RR. On apprend de son environnement. Quand j’ai travaillé sur l’architecture de l’autorité, j’ai tâché d’être efficace et je me suis rendu compte que l’autorité existe en surplomb, et vers le bas. L’autorité, pour ces enfants, vient de Blancs plus âgés qui les dénigrent. Briser ce cycle, c’est devenir autre chose, de très différent, pour eux.
Première chose : demander la permission. Deuxième chose, enlever ses chaussures, puisqu’eux aussi les quittent pour entrer dans ces cellules. Troisième chose, s’asseoir au sol pour que leur regard vous surplombe. D’un coup, les voilà en situation de prendre le contrôle. Tout ce qu’on leur a appris se trouve renversé. Mon dos me fait un peu souffrir, mais je suis face à un enfant assis sur le sol en béton ; ce n’est pas très agréable, mais me voilà, à le regarder sans le prendre de haut, je lui dis que la conversation peut être interrompue dès qu’il le souhaite. Ils ont pris l’habitude d’être maltraités par les jeunes racisés au sein de leur communauté, et par les Blancs, qui forment l’essentiel des institutions auxquelles ils ont affaire.
Et me voilà. Un extraterrestre, quelque chose de totalement inédit, qui ne représente pas la moindre menace. Qui diable demande la permission avant d’entrer dans la cellule d’un môme ? Le personnel, concrètement, possède la cellule. Là où la formule habituelle est “Éloigne-toi de la porte !”, je demande : “Ça ne te dérange pas si j’entre ?“ Je me présente, je m’assieds et je les écoute. Ce sont des adolescents, ils veulent s’exprimer et personne ne les écoute vraiment. Je fais faire au scenario habituel un virage à 180 degrés. Ils ne savent pas trop quoi en faire tant ils n’ont pas l’habitude : ils restent très silencieux. Je suis là, simplement, et je m’intéresse sincèrement à qui ils sont, et j’explique ce que je fais.
Ils sont curieux, veulent souvent savoir à quoi ressemble le monde autour d’eux, les autres établissements, les autres États, les autres jeunes. Il n’y a rien de tel que les écouter pendant une heure, de voir l’armure s’entrouvrir, de les entendre me raconter qui ils sont. Bâtir cette relation de confiance, juste ça, c’est phénoménal.

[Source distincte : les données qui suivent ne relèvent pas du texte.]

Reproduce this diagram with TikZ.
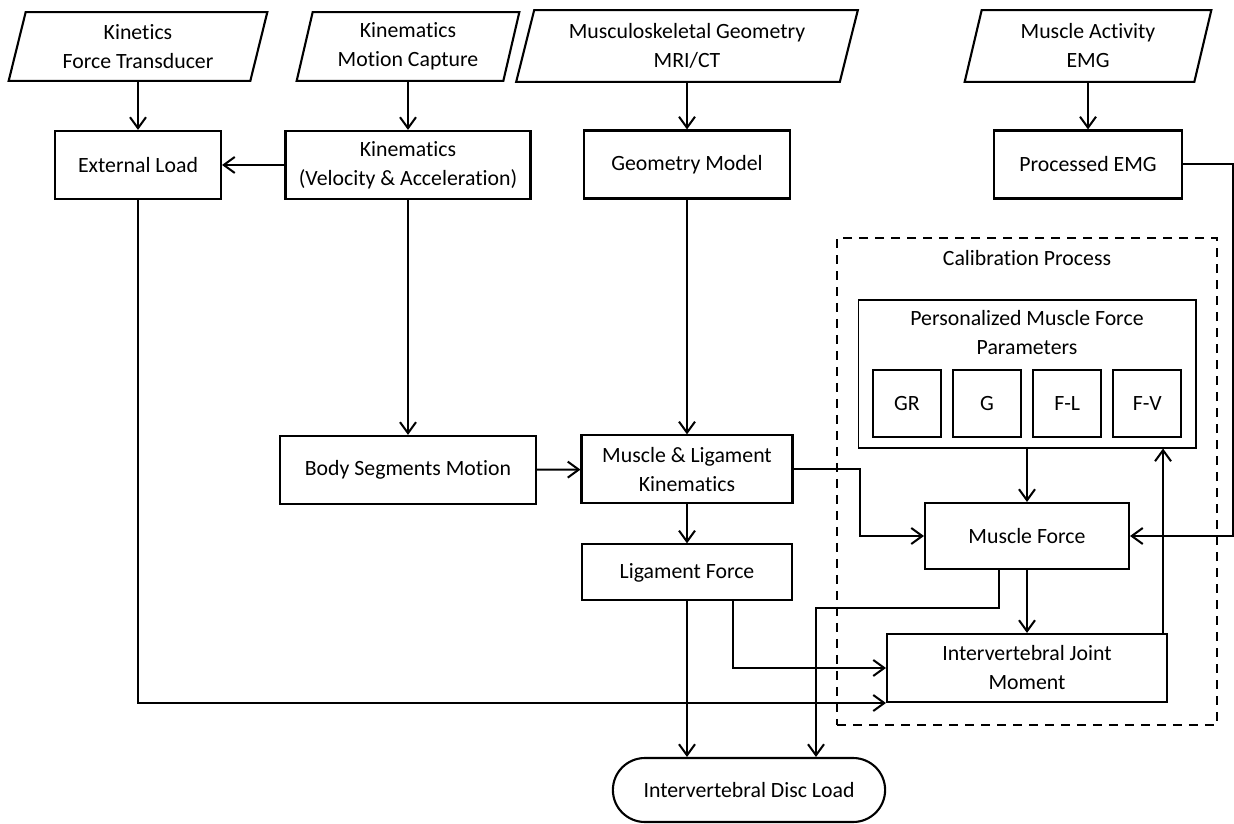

Je floute les visages sur mes images. On voit un visage et on se dit : “Très bien, mais ce n’est pas mon ami, ce n’est pas mon petit, ce n’est pas mon frère”, et la responsabilité s’en trouve diluée. Mais retirez cette certitude, et tout prend une portée plus universelle. En me voyant, on va se dire : “Bon, lui, ce n’est pas mon père”, mais si je me tourne un peu, je deviens un personnage bien plus générique, plus représentatif d’une classe d’âge, d’une génération.
Un jour, j’ai pris des images dans un établissement du Midwest. Je m’étais lié d’amitié avec le directeur et je lui ai dit : “Tu sais, j’aimerais savoir ce que ça fait ”.
“Entre donc à l’intérieur ”, m’a-t-il répondu. On m’a enregistré, on a pris des photos d’identité judiciaire, et je me suis retrouvé 24 heures en prison, comme si j’avais été l’un de ces gosses.
Au départ, ils voulaient privatiser un quartier pour moi, mais j’ai préféré verser 256 $ pour que ma cellule soit payée. Je ne voulais pas qu’on puisse accuser le directeur de m’avoir laissé une cellule payée avec de l’argent public. J’avais la trouille, j’étais en cellule, et j’ai installé un appareil avec un déclencheur intervallomètre qui m’a pris en photo à intervalle régulier pendant 24 heures. J’ai publié le résultat sur Wired.com, et ça a reçu un sacré accueil. Ensuite, j’ai reçu un message du directeur. Il me disait que ce travail avait changé quelque chose dans sa façon d’appréhender ce que vivaient les jeunes. Je prends ma retraite à Noël et, avant ça, l’une des choses que je veux faire, c’est m’assurer que plus aucun môme n’est placé à l’isolement. J’ai pu changer cet établissement-là. Ensuite, ça s’est étendu de l’établissement à la ville, puis de la ville à l’État, puis au-delà. Ce travail a donc eu un effet concret. C’est un message que j’adore relire.